Given request ▸
Transcribe the listing in full, excluding any pictures.

--- begin Material ---

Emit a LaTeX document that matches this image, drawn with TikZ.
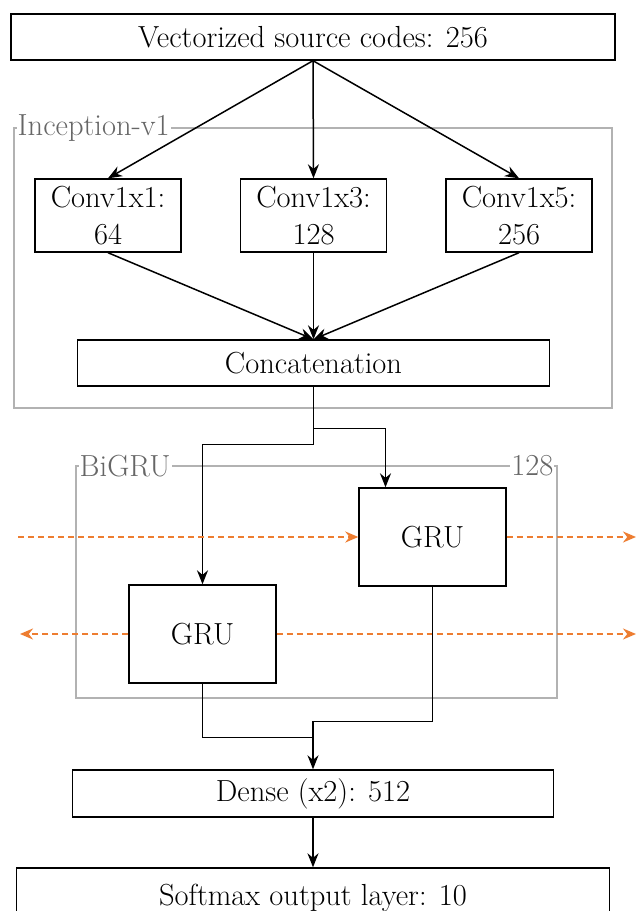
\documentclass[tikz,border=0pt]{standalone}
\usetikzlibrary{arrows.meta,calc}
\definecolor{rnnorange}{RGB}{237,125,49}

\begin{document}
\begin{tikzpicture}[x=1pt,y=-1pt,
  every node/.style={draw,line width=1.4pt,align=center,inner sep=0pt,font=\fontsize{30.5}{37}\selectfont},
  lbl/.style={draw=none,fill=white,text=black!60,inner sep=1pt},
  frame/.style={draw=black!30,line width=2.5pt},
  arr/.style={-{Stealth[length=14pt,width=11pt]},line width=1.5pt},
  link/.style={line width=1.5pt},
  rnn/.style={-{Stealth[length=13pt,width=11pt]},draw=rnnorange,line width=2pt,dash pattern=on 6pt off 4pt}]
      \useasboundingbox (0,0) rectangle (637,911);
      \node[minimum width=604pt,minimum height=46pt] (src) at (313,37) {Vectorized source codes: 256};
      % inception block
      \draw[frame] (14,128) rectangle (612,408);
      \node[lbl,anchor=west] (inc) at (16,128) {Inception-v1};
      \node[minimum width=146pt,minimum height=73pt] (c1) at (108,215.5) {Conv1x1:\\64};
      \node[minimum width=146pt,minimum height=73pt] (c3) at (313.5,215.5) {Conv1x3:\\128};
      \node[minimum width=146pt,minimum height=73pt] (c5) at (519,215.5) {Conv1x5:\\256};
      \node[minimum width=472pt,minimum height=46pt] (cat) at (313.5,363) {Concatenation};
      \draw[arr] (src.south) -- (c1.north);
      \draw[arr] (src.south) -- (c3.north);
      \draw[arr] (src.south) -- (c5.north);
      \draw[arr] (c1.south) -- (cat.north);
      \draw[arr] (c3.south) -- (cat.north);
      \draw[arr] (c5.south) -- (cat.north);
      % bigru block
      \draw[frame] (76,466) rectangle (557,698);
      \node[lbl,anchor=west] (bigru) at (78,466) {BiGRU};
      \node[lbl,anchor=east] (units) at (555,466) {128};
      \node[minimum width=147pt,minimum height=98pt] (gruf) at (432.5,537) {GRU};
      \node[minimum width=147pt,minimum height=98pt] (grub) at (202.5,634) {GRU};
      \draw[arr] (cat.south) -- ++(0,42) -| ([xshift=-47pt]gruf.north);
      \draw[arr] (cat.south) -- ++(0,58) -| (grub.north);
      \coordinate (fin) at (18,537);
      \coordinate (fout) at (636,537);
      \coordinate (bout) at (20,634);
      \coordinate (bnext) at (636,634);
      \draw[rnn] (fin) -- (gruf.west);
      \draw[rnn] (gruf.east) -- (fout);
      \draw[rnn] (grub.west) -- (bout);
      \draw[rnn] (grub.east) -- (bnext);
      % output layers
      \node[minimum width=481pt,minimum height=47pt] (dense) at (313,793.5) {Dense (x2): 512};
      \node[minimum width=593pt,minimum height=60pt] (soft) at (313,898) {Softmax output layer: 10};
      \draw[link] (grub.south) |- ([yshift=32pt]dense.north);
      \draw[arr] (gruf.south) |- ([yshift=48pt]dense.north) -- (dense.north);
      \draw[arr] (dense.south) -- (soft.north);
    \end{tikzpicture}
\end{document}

--- end Material ---

Response ▸
Emit a LaTeX document that matches this image, drawn with TikZ.
\documentclass[tikz,border=0pt]{standalone}
\usetikzlibrary{arrows.meta,calc}
\definecolor{rnnorange}{RGB}{237,125,49}

\begin{document}
\begin{tikzpicture}[x=1pt,y=-1pt,
  every node/.style={draw,line width=1.4pt,align=center,inner sep=0pt,font=\fontsize{30.5}{37}\selectfont},
  lbl/.style={draw=none,fill=white,text=black!60,inner sep=1pt},
  frame/.style={draw=black!30,line width=2.5pt},
  arr/.style={-{Stealth[length=14pt,width=11pt]},line width=1.5pt},
  link/.style={line width=1.5pt},
  rnn/.style={-{Stealth[length=13pt,width=11pt]},draw=rnnorange,line width=2pt,dash pattern=on 6pt off 4pt}]
      \useasboundingbox (0,0) rectangle (637,911);
      \node[minimum width=604pt,minimum height=46pt] (src) at (313,37) {Vectorized source codes: 256};
      % inception block
      \draw[frame] (14,128) rectangle (612,408);
      \node[lbl,anchor=west] (inc) at (16,128) {Inception-v1};
      \node[minimum width=146pt,minimum height=73pt] (c1) at (108,215.5) {Conv1x1:\\64};
      \node[minimum width=146pt,minimum height=73pt] (c3) at (313.5,215.5) {Conv1x3:\\128};
      \node[minimum width=146pt,minimum height=73pt] (c5) at (519,215.5) {Conv1x5:\\256};
      \node[minimum width=472pt,minimum height=46pt] (cat) at (313.5,363) {Concatenation};
      \draw[arr] (src.south) -- (c1.north);
      \draw[arr] (src.south) -- (c3.north);
      \draw[arr] (src.south) -- (c5.north);
      \draw[arr] (c1.south) -- (cat.north);
      \draw[arr] (c3.south) -- (cat.north);
      \draw[arr] (c5.south) -- (cat.north);
      % bigru block
      \draw[frame] (76,466) rectangle (557,698);
      \node[lbl,anchor=west] (bigru) at (78,466) {BiGRU};
      \node[lbl,anchor=east] (units) at (555,466) {128};
      \node[minimum width=147pt,minimum height=98pt] (gruf) at (432.5,537) {GRU};
      \node[minimum width=147pt,minimum height=98pt] (grub) at (202.5,634) {GRU};
      \draw[arr] (cat.south) -- ++(0,42) -| ([xshift=-47pt]gruf.north);
      \draw[arr] (cat.south) -- ++(0,58) -| (grub.north);
      \coordinate (fin) at (18,537);
      \coordinate (fout) at (636,537);
      \coordinate (bout) at (20,634);
      \coordinate (bnext) at (636,634);
      \draw[rnn] (fin) -- (gruf.west);
      \draw[rnn] (gruf.east) -- (fout);
      \draw[rnn] (grub.west) -- (bout);
      \draw[rnn] (grub.east) -- (bnext);
      % output layers
      \node[minimum width=481pt,minimum height=47pt] (dense) at (313,793.5) {Dense (x2): 512};
      \node[minimum width=593pt,minimum height=60pt] (soft) at (313,898) {Softmax output layer: 10};
      \draw[link] (grub.south) |- ([yshift=32pt]dense.north);
      \draw[arr] (gruf.south) |- ([yshift=48pt]dense.north) -- (dense.north);
      \draw[arr] (dense.south) -- (soft.north);
    \end{tikzpicture}
\end{document}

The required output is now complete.